WRITTEN EXERCISE
Only the lines from the top of the listing below to the line that has "from matplotlib.ticker import MultipleLocator" should be echoed, with both ends kept and pictures left out.

SUPPLIED INFORMATION
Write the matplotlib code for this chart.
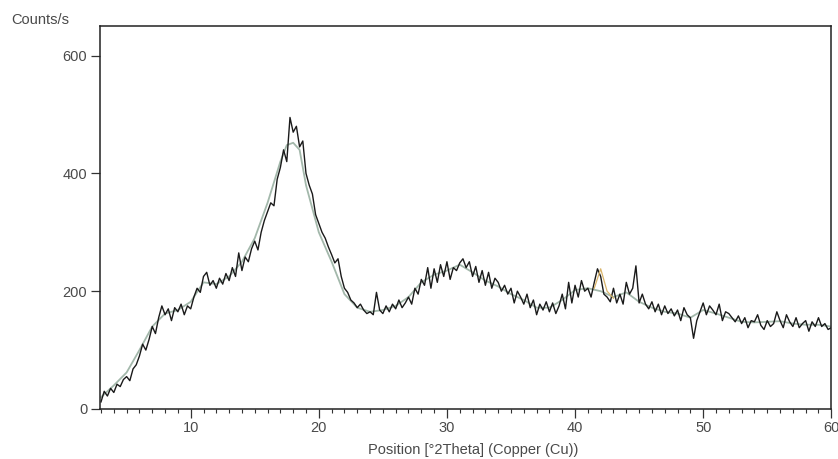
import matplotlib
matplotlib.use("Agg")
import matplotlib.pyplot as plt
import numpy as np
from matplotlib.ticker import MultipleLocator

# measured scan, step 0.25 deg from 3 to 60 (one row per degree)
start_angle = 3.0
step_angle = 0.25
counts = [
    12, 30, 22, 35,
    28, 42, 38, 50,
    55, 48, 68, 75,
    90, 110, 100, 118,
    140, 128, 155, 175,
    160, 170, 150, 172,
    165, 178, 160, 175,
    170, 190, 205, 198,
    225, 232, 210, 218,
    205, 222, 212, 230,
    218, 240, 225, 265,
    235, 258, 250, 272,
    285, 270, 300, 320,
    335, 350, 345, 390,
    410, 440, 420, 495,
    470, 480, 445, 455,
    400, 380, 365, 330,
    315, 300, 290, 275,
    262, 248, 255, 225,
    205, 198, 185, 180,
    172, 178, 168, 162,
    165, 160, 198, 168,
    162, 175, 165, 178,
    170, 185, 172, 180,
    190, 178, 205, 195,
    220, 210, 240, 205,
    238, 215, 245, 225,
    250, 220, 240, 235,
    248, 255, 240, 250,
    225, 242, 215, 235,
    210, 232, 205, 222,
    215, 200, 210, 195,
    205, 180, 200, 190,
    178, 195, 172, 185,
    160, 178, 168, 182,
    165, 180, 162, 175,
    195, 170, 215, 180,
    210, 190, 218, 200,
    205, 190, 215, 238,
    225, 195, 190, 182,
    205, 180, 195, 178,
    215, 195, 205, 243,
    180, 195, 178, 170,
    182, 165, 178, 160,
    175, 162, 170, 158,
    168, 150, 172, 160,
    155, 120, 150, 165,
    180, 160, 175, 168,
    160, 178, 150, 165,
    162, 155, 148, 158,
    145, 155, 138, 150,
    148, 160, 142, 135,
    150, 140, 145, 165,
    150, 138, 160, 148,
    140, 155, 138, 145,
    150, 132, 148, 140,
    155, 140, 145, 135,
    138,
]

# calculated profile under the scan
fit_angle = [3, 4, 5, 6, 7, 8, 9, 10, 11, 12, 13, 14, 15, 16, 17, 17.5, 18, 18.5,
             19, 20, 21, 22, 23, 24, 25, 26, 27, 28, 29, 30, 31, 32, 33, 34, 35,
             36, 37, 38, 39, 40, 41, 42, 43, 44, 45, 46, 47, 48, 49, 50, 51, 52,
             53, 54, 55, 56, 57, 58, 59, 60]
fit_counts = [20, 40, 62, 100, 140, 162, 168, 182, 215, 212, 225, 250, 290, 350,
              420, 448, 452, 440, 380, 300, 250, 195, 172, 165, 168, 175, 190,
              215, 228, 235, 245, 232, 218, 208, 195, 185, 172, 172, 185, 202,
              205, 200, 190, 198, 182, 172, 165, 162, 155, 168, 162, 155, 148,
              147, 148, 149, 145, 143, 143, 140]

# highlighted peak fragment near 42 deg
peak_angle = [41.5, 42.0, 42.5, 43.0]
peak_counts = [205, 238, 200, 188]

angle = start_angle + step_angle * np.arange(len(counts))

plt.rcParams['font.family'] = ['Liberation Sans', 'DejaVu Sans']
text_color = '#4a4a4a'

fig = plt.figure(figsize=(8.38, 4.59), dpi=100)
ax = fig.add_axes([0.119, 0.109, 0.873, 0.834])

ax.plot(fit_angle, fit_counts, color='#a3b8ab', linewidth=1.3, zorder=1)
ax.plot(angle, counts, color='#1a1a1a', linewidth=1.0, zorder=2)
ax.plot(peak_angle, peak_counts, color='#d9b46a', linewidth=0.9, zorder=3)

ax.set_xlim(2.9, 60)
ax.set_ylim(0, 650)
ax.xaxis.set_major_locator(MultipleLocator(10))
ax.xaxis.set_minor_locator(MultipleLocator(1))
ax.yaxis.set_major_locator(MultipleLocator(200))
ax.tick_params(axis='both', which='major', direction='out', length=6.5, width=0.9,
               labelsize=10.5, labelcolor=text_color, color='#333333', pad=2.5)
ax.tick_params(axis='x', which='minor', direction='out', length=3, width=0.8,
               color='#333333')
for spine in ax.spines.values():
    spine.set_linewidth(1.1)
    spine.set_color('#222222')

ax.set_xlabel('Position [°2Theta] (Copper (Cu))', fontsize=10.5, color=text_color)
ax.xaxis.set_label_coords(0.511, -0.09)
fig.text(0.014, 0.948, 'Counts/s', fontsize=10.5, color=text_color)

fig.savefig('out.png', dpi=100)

WORKED SOLUTION
Write the matplotlib code for this chart.
import matplotlib
matplotlib.use("Agg")
import matplotlib.pyplot as plt
import numpy as np
from matplotlib.ticker import MultipleLocator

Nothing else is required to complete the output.